# Provided material start

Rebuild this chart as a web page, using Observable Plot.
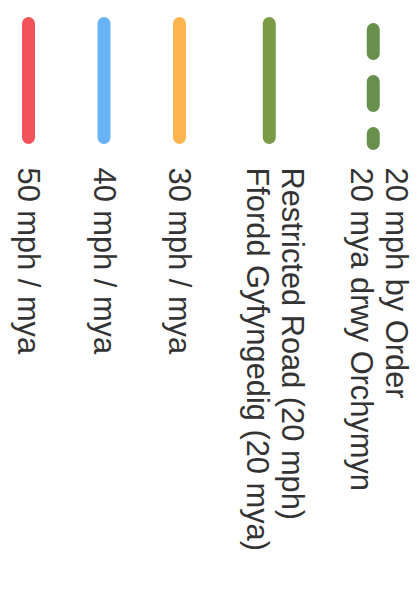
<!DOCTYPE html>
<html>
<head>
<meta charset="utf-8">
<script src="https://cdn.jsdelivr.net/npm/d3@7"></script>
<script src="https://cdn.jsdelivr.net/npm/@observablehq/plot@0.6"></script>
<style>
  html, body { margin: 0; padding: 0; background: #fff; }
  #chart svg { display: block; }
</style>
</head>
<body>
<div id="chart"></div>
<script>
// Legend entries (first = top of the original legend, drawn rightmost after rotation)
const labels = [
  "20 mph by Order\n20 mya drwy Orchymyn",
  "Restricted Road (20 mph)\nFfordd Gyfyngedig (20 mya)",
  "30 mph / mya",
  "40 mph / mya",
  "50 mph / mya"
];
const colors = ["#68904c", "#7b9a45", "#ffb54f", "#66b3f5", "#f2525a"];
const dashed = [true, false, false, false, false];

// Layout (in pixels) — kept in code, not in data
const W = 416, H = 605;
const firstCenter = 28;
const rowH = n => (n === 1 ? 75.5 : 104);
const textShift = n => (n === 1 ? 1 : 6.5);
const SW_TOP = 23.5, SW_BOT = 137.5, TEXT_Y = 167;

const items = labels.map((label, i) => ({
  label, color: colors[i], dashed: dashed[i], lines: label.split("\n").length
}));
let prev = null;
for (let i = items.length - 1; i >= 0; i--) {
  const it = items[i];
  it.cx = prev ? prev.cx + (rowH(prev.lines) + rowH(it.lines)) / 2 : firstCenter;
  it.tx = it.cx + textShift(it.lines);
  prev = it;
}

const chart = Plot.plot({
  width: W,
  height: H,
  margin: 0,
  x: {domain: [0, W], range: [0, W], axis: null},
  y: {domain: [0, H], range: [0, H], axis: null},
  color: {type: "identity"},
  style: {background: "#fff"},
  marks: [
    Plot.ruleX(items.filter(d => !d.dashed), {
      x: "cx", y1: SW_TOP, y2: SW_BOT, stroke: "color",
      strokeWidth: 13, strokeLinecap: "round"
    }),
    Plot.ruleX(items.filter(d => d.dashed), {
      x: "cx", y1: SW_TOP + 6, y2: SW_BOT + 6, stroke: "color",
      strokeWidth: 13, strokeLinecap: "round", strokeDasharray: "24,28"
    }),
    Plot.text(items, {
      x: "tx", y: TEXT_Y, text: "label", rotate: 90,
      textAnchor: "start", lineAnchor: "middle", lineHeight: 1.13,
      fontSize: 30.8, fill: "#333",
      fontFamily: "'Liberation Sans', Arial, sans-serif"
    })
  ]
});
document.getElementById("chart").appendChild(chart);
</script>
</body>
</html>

# Provided material end
# Provided material start

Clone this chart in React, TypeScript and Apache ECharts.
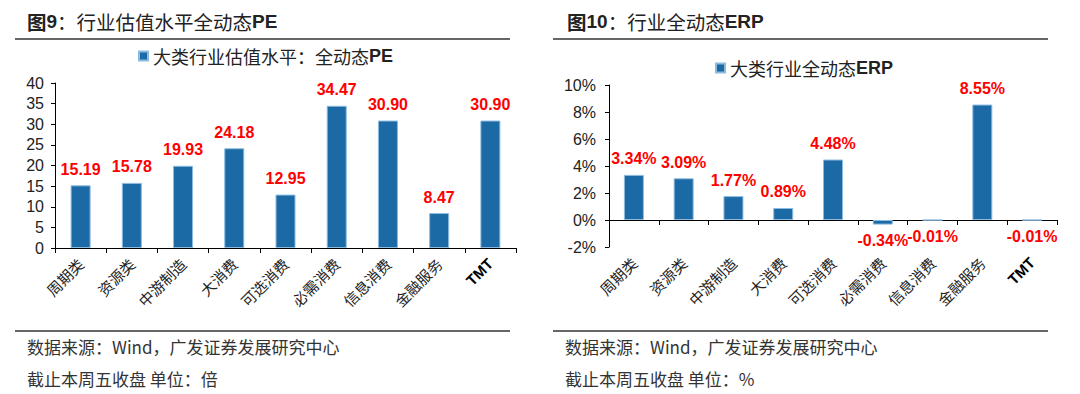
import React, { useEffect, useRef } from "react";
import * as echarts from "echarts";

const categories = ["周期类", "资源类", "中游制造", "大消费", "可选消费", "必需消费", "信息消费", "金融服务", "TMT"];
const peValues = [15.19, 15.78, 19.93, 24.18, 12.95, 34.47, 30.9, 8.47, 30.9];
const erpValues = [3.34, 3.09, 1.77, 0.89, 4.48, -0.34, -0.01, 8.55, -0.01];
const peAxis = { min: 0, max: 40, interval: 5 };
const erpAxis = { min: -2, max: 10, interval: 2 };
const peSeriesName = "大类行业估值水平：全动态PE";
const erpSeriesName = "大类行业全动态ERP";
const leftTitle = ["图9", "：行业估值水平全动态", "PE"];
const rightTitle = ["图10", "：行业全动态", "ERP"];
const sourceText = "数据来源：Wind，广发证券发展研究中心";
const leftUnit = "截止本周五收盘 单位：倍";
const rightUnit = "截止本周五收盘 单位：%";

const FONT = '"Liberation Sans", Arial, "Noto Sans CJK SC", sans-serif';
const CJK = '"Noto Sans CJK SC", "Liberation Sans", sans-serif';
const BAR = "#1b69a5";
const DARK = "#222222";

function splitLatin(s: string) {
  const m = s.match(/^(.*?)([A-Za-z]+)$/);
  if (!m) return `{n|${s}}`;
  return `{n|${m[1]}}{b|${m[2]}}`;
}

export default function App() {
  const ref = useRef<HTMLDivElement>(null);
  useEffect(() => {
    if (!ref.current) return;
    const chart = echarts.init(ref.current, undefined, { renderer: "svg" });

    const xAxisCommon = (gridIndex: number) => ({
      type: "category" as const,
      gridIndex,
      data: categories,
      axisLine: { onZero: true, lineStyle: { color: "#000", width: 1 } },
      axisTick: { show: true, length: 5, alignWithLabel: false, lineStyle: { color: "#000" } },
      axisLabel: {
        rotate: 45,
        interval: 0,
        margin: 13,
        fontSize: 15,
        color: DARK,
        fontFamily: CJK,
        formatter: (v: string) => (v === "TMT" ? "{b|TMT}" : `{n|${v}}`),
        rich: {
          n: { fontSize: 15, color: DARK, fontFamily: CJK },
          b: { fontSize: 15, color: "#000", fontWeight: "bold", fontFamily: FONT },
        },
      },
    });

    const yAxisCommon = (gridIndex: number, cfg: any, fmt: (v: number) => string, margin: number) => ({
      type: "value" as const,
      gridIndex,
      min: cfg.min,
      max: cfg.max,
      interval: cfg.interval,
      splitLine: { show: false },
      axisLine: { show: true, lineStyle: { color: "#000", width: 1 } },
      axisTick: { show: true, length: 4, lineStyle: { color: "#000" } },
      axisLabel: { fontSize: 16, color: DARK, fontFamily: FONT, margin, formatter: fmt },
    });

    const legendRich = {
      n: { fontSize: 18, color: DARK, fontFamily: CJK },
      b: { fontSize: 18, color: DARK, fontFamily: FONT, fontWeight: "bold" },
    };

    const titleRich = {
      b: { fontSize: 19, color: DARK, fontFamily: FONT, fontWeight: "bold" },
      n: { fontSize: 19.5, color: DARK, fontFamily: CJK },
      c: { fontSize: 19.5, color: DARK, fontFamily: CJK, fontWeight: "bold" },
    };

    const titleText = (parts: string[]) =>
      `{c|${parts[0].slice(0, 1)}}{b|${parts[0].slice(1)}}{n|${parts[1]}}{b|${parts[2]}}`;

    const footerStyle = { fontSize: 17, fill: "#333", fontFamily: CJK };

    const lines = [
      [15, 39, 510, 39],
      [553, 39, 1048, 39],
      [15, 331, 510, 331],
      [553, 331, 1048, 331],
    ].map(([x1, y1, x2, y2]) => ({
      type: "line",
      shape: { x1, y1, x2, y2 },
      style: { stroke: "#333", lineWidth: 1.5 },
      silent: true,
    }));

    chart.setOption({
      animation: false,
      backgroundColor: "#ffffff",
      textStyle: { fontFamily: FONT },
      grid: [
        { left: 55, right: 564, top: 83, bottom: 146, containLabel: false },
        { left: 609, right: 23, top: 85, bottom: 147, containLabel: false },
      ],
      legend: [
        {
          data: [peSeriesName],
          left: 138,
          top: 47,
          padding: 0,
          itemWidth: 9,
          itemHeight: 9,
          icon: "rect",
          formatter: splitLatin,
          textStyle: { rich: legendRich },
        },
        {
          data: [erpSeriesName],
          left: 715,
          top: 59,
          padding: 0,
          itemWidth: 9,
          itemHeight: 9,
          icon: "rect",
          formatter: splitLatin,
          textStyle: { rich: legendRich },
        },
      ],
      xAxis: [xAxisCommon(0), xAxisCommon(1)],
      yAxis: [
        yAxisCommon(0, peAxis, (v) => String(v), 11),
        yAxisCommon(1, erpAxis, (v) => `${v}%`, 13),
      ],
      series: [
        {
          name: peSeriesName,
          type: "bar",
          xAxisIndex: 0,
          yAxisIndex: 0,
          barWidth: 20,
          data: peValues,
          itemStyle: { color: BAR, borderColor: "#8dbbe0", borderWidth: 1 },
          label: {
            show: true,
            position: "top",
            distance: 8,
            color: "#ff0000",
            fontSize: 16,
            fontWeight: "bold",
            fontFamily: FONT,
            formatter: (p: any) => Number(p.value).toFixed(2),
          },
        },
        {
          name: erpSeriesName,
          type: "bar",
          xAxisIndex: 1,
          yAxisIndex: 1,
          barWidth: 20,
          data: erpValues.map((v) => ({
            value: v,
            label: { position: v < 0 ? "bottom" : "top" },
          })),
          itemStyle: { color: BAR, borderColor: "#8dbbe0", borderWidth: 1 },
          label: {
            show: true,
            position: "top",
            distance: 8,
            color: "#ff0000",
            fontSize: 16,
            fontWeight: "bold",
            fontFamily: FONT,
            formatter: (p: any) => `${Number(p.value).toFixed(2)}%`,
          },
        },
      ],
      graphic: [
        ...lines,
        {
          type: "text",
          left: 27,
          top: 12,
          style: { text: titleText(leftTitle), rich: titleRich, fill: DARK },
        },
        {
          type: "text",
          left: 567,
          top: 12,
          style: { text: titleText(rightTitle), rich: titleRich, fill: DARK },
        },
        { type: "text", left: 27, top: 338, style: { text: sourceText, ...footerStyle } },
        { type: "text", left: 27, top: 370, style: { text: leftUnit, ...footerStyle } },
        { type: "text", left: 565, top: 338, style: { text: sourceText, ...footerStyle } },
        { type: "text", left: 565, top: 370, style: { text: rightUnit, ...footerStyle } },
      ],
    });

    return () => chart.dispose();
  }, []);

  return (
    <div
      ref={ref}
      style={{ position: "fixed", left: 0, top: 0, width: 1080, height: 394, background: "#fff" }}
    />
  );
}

# Provided material end
# Provided material start

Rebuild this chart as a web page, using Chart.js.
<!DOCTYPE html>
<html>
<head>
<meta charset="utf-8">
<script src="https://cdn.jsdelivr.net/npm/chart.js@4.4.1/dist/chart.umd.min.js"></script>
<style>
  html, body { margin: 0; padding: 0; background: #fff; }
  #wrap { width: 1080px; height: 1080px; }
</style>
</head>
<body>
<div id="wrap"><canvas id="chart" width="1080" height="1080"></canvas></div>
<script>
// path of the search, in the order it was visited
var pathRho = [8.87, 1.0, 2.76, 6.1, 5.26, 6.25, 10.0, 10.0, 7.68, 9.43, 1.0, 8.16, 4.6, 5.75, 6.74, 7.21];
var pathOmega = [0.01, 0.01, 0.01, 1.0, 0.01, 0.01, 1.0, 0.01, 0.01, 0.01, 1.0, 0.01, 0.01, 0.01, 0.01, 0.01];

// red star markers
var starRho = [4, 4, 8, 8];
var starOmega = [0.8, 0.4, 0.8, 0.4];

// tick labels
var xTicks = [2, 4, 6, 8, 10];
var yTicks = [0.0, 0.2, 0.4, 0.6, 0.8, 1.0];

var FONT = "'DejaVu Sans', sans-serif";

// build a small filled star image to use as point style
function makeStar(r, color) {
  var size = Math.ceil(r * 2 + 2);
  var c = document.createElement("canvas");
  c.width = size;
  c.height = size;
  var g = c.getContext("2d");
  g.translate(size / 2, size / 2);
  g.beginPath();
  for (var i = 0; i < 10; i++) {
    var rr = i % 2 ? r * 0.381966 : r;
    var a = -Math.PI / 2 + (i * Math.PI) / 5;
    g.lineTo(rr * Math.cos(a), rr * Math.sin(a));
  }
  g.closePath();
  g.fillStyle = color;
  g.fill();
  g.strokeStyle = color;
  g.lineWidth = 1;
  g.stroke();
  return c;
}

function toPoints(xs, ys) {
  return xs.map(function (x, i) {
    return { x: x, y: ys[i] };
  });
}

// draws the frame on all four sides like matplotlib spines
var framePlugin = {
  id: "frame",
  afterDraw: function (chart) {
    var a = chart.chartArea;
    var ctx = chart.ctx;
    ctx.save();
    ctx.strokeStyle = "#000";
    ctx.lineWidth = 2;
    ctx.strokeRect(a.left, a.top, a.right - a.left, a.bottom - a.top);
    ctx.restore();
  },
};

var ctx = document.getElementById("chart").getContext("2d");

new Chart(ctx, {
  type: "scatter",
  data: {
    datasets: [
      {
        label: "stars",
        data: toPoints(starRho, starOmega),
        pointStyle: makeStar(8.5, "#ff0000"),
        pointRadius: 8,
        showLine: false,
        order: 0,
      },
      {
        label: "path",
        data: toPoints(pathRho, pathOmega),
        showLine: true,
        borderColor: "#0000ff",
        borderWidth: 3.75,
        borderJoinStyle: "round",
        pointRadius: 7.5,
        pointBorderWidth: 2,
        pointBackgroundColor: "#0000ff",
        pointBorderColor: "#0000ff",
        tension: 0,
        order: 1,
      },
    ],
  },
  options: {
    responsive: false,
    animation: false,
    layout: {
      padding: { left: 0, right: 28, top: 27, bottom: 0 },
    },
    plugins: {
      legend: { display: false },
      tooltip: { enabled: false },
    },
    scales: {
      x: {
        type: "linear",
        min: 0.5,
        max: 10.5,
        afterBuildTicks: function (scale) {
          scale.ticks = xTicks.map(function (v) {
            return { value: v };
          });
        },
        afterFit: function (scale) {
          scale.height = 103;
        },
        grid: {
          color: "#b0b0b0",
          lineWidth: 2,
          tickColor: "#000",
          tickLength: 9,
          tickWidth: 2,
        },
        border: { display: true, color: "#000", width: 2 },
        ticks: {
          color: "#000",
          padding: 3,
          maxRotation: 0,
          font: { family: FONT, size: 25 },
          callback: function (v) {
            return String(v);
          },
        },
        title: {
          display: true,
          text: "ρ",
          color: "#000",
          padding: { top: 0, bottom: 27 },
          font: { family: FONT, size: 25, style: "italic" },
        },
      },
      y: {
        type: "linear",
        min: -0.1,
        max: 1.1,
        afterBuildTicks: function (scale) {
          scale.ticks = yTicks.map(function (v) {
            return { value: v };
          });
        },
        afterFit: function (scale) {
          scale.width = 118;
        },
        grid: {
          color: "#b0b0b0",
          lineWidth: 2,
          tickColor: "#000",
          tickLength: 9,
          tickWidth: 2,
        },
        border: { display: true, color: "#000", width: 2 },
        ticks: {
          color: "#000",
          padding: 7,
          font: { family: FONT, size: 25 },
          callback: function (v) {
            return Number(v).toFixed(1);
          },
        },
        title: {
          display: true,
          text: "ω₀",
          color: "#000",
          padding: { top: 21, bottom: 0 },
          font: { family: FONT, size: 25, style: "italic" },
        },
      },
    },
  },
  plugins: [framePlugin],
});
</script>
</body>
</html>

# Provided material end

From the records above, copy only the lines running from the line holding "Rebuild this chart as a web page, using Observable" through the line holding "const dashed = [true, false, false, false, false];", with no pictures.

Rebuild this chart as a web page, using Observable Plot.
<!DOCTYPE html>
<html>
<head>
<meta charset="utf-8">
<script src="https://cdn.jsdelivr.net/npm/d3@7"></script>
<script src="https://cdn.jsdelivr.net/npm/@observablehq/plot@0.6"></script>
<style>
  html, body { margin: 0; padding: 0; background: #fff; }
  #chart svg { display: block; }
</style>
</head>
<body>
<div id="chart"></div>
<script>
// Legend entries (first = top of the original legend, drawn rightmost after rotation)
const labels = [
  "20 mph by Order\n20 mya drwy Orchymyn",
  "Restricted Road (20 mph)\nFfordd Gyfyngedig (20 mya)",
  "30 mph / mya",
  "40 mph / mya",
  "50 mph / mya"
];
const colors = ["#68904c", "#7b9a45", "#ffb54f", "#66b3f5", "#f2525a"];
const dashed = [true, false, false, false, false];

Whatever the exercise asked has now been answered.